In a recent multi-generational survey by Monster.com, 76% of Gen Z is highly entrepreneurial and nearly half are interested in starting their own company. If a business creates a culture of entrepreneurship and treats each employee as owners of their own smaller business within the larger organization, as discussed in The Oz Principle, employees will be more engaged in moving the needle.
Another way to motivate entrepreneurial employees is to give them a stake in the game. According to Forbes’ Brian Solomon, leading grocery retailer "Publix has thrived by delivering top-rated service to its shoppers by turning thousands of its cashiers, baggers, butchers, and bakers into the company’s largest collective shareholders."
3. Give your business a higher purpose.
Gen Z tends to be the most global-minded generation in the workforce. Roughly 60% want their jobs to impact the world and prefer working for companies that have a strong sense of purpose, according to a study by Mashable — businesses that focus on contributing to society rather than just growing profits.
This is a great opportunity to consider ways to position a business for the greater good. Create a cause and movement that’s related to your business (e.g. what Patagonia is doing to preserve the environment). There’s also a shared value in addressing this higher purpose as it also results in economic value. In the book Corporate Culture And Performance, a decade-long study reported that purpose-driven companies outperform their counterparts in stock price by a factor of 12.
Your company’s purpose will then become the foundation for everything else, including cementing core values and employee loyalty. And here’s one more benefit: Gen Z ranks a "boss they can respect" as one of their top three must haves for their job. By leading a business with a higher purpose, this respect will be earned.
4. Give them constant feedback, and make it fast.
The annual performance review is dying, as Gen Z prefers frequent performance conversations with their managers. Because this generation has been communicating their whole lives with email, texting, tweeting and now Snapchat, they expect constant and immediate communication.

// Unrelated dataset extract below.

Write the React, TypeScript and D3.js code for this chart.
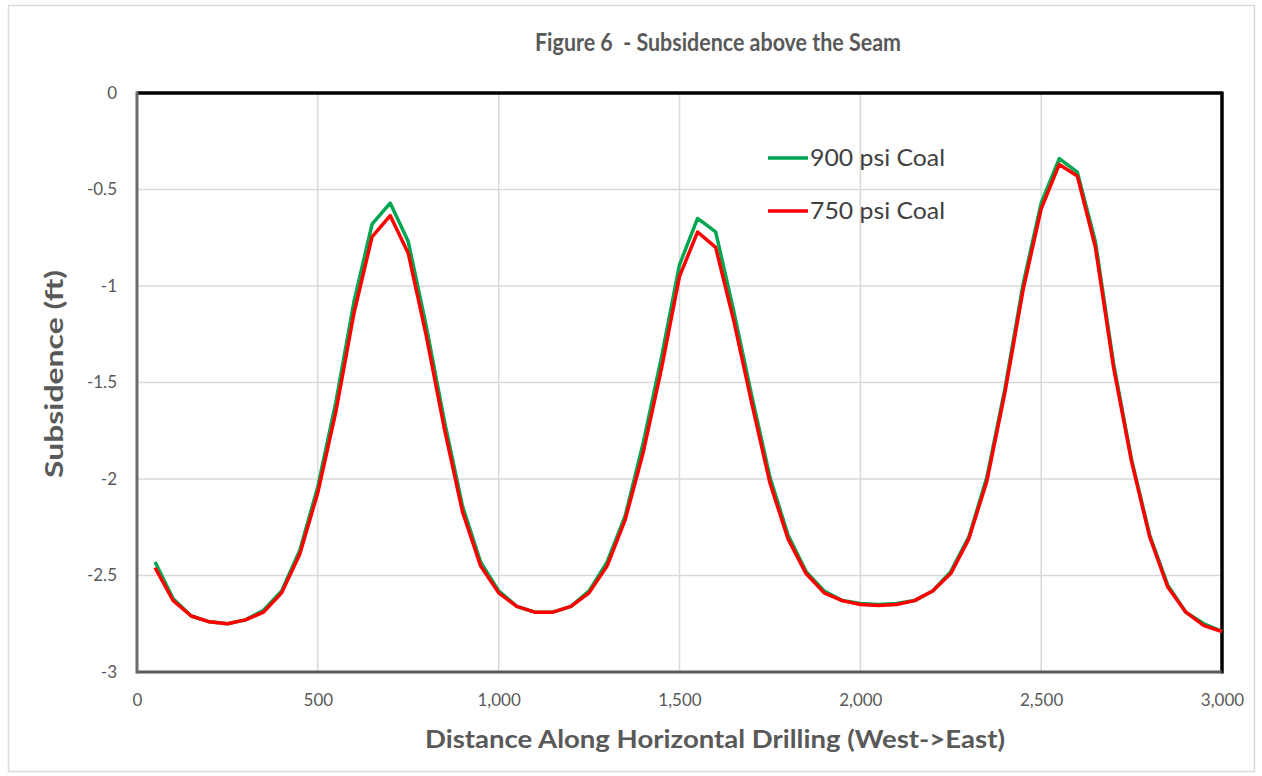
// @ts-nocheck
import * as d3 from 'd3';
import React, { useEffect, useRef } from 'react';

// distance along horizontal drilling (ft)
const distances = [
  50, 100, 150, 200, 250, 300, 350, 400, 450, 500,
  550, 600, 650, 700, 750, 800, 850, 900, 950, 1000,
  1050, 1100, 1150, 1200, 1250, 1300, 1350, 1400, 1450, 1500,
  1550, 1600, 1650, 1700, 1750, 1800, 1850, 1900, 1950, 2000,
  2050, 2100, 2150, 2200, 2250, 2300, 2350, 2400, 2450, 2500,
  2550, 2600, 2650, 2700, 2750, 2800, 2850, 2900, 2950, 3000,
];

const coal900 = [
  -2.43, -2.62, -2.71, -2.74, -2.75, -2.73, -2.68, -2.58, -2.37, -2.04,
  -1.6, -1.08, -0.68, -0.57, -0.77, -1.21, -1.7, -2.14, -2.43, -2.58,
  -2.66, -2.69, -2.69, -2.66, -2.58, -2.43, -2.19, -1.81, -1.37, -0.89,
  -0.65, -0.72, -1.13, -1.57, -1.99, -2.29, -2.48, -2.58, -2.63, -2.645,
  -2.65, -2.645, -2.63, -2.58, -2.48, -2.3, -1.99, -1.53, -0.99, -0.57,
  -0.34, -0.41, -0.77, -1.4, -1.9, -2.29, -2.55, -2.69, -2.75, -2.79,
];

const coal750 = [
  -2.46, -2.63, -2.71, -2.74, -2.75, -2.73, -2.69, -2.59, -2.39, -2.07,
  -1.65, -1.14, -0.745, -0.635, -0.83, -1.26, -1.74, -2.17, -2.45, -2.59,
  -2.66, -2.69, -2.69, -2.66, -2.59, -2.45, -2.21, -1.86, -1.43, -0.95,
  -0.72, -0.8, -1.18, -1.61, -2.02, -2.31, -2.49, -2.59, -2.63, -2.65,
  -2.655, -2.65, -2.63, -2.58, -2.49, -2.31, -2.01, -1.55, -1.02, -0.6,
  -0.37, -0.43, -0.8, -1.42, -1.91, -2.3, -2.56, -2.69, -2.76, -2.79,
];

const seriesNames = ['900 psi Coal', '750 psi Coal'];
const seriesColors = ['#00a651', '#ff0000'];

const xTicks = [0, 500, 1000, 1500, 2000, 2500, 3000];
const yTicks = [0, -0.5, -1, -1.5, -2, -2.5, -3];

const W = 1262;
const H = 776;
const FONT = 'Lato, "Open Sans", sans-serif';

export default function App() {
  const svgRef = useRef<SVGSVGElement>(null);

  useEffect(() => {
    const svg = d3.select(svgRef.current);
    svg.selectAll('*').remove();

    const margin = { top: 93, right: 40, bottom: 104, left: 137 };
    const innerWidth = W - margin.left - margin.right;
    const innerHeight = H - margin.top - margin.bottom;

    // outer chart area border
    svg.append('rect')
      .attr('x', 8.5).attr('y', 5.5)
      .attr('width', W - 16).attr('height', H - 10)
      .attr('fill', '#ffffff')
      .attr('stroke', '#d9d9d9')
      .attr('stroke-width', 1.5);

    svg.append('text')
      .attr('x', 535)
      .attr('y', 51)
      .attr('textLength', 366)
      .attr('lengthAdjust', 'spacingAndGlyphs')
      .style('font-family', FONT)
      .style('font-size', '25px')
      .style('font-weight', 'bold')
      .style('fill', '#595959')
      .text('Figure 6 \u00a0- Subsidence above the Seam');

    const g = svg.append('g').attr('transform', `translate(${margin.left},${margin.top})`);

    const xScale = d3.scaleLinear().domain([0, 3000]).range([0, innerWidth]);
    const yScale = d3.scaleLinear().domain([-3, 0]).range([innerHeight, 0]);

    // gridlines
    g.append('g')
      .selectAll('line')
      .data(xTicks.slice(1, -1))
      .enter()
      .append('line')
      .attr('x1', d => xScale(d)).attr('x2', d => xScale(d))
      .attr('y1', 0).attr('y2', innerHeight)
      .attr('stroke', '#d9d9d9').attr('stroke-width', 1.5);

    g.append('g')
      .selectAll('line')
      .data(yTicks.slice(1, -1))
      .enter()
      .append('line')
      .attr('x1', 0).attr('x2', innerWidth)
      .attr('y1', d => yScale(d)).attr('y2', d => yScale(d))
      .attr('stroke', '#d9d9d9').attr('stroke-width', 1.5);

    // frame
    g.append('line')
      .attr('x1', 0).attr('x2', innerWidth).attr('y1', 0).attr('y2', 0)
      .attr('stroke', '#000000').attr('stroke-width', 3.5);
    g.append('line')
      .attr('x1', innerWidth).attr('x2', innerWidth).attr('y1', -1.5).attr('y2', innerHeight + 1.5)
      .attr('stroke', '#000000').attr('stroke-width', 3.5);
    g.append('line')
      .attr('x1', 0).attr('x2', innerWidth).attr('y1', innerHeight).attr('y2', innerHeight)
      .attr('stroke', '#595959').attr('stroke-width', 3);
    g.append('line')
      .attr('x1', 0).attr('x2', 0).attr('y1', -1.5).attr('y2', innerHeight + 1.5)
      .attr('stroke', '#6b6b6b').attr('stroke-width', 3);

    // axes tick labels
    const xAxis = d3.axisBottom(xScale)
      .tickValues(xTicks)
      .tickSize(0)
      .tickPadding(22)
      .tickFormat(d3.format(','));
    const xa = g.append('g').attr('transform', `translate(0,${innerHeight})`).call(xAxis);
    xa.select('.domain').remove();
    xa.selectAll('text')
      .style('font-family', FONT)
      .style('font-size', '17px')
      .style('fill', '#595959');

    const yAxis = d3.axisLeft(yScale)
      .tickValues(yTicks)
      .tickSize(0)
      .tickPadding(20)
      .tickFormat(d => (d === 0 ? '0' : String(d)));
    const ya = g.append('g').call(yAxis);
    ya.select('.domain').remove();
    ya.selectAll('text')
      .style('font-family', FONT)
      .style('font-size', '17px')
      .style('fill', '#595959');

    // axis titles
    svg.append('text')
      .attr('transform', `translate(63,478) rotate(-90)`)
      .attr('textLength', 208)
      .attr('lengthAdjust', 'spacingAndGlyphs')
      .style('font-family', FONT)
      .style('font-size', '24px')
      .style('font-weight', 'bold')
      .style('fill', '#595959')
      .text('Subsidence (ft)');

    svg.append('text')
      .attr('x', 425)
      .attr('y', 748)
      .attr('textLength', 580)
      .attr('lengthAdjust', 'spacingAndGlyphs')
      .style('font-family', FONT)
      .style('font-size', '24px')
      .style('font-weight', 'bold')
      .style('fill', '#595959')
      .text('Distance Along Horizontal Drilling (West->East)');

    // lines
    const line = d3.line<number>()
      .x((d, i) => xScale(distances[i]))
      .y(d => yScale(d));

    [coal900, coal750].forEach((values, k) => {
      g.append('path')
        .datum(values)
        .attr('fill', 'none')
        .attr('stroke', seriesColors[k])
        .attr('stroke-width', 3.5)
        .attr('stroke-linejoin', 'round')
        .attr('d', line);
    });

    // legend
    const legend = svg.append('g').attr('transform', 'translate(768,158)');
    seriesNames.forEach((name, k) => {
      const row = legend.append('g').attr('transform', `translate(0,${k * 53})`);
      row.append('line')
        .attr('x1', 0).attr('x2', 40).attr('y1', 0).attr('y2', 0)
        .attr('stroke', seriesColors[k]).attr('stroke-width', 3.5);
      row.append('text')
        .attr('x', 42)
        .attr('y', 0)
        .attr('dy', '0.35em')
        .attr('textLength', 135)
        .attr('lengthAdjust', 'spacingAndGlyphs')
        .style('font-family', FONT)
        .style('font-size', '24px')
        .style('fill', '#404040')
        .text(name);
    });
  }, []);

  return (
    <svg
      ref={svgRef}
      width={W}
      height={H}
      style={{ position: 'absolute', left: 0, top: 0, display: 'block', background: '#ffffff' }}
    />
  );
}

According to a Future Workplace report, Gen Z now gets performance reviews daily (19%), weekly (24%) or regularly (23%), instead of annually (3%).
Gen Z also prefers their communication delivered in quick sound bites rather than formal, lengthy meetings — one report by Statistic Brain found this generation has an eight second attention span. But don’t assume they can’t get their jobs done, quite the contrary. This group has "highly evolved eight-second filters," according to the report, and has adapted to sorting through large amounts of data with a sharp focus to quickly solve the business problem at hand.
Many businesses are using apps for faster and more frequent conversations, allowing managers to rate and track workers’ performance in real time. This also helps these instant gratification types get the feedback they need to quickly course correct.
Lastly, don’t forget about recognition. Gen Z thrives in environments that offer opportunities for recognition based on hard work and performance. Not only does it make them feel that their work and performance is valued, but it increases their productivity and motivation.
5. Provide financial security.
Gen Z were witnesses to the bubble bursting decade of 2000, where family members and neighbors lost their jobs, homes and savings during the financial and mortgage crisis. Even more, with increasing college tuition costs, nearly half of Gen Zers are worried about student loan debt. This results in Gen Z valuing money and security more than any other working generation. They also rank having a competitive salary as a top reason for working at a job. These hard-workers are even willing to relocate or work nights and weekends for more money.
These values can work in your business’s favor as you can increase productivity while achieving the business results you desire. Evaluate your company's salaries and wages with tools like Glassdoor or PayScale to make sure you are paying employees at or above their average market value so they are not lost to a competitor with a better offer. Additionally, create new programs that incentivize top performers with gift cards and give pay raises with merit increases based on revenue-driving performance.
6. Give them the perks they really want.
Many businesses think offering their employee benefits and perks like ping pong tables and free meals will guarantee higher employee engagement and retention, but Gen Z is looking for something more. In the same multi-generational survey, Gen Z placed the highest importance on health insurance and workplace flexibility, as they are looking for security and a better work-life balance.
For more flexibility, consider using an employee scheduling software that will give them the hours they prefer to work while ensuring shifts are covered. Moreover, offer paid time off that allows employees to take a class that will help them develop their skillset and address their higher purpose needs.
Before taking the time to improve your health insurance coverage, be sure to survey to your employees to understand what benefits are most important to them so you don’t waste time and money on a package too robust.
7. Provide them with the technologies they need to be more productive.
Gen Zers are true digital natives as they have never known life without the internet, technology and social media. Some 46% of Gen Z report they are online over 10 hours a day and use an average of five screens daily, including desktops, laptops, smartphones, TVs and iPads. This younger generation prefers a technology-infused workplace as they believe technology enables them to be more productive. What’s more, Gen Z sees mobility and smartphones as essential in the workplace.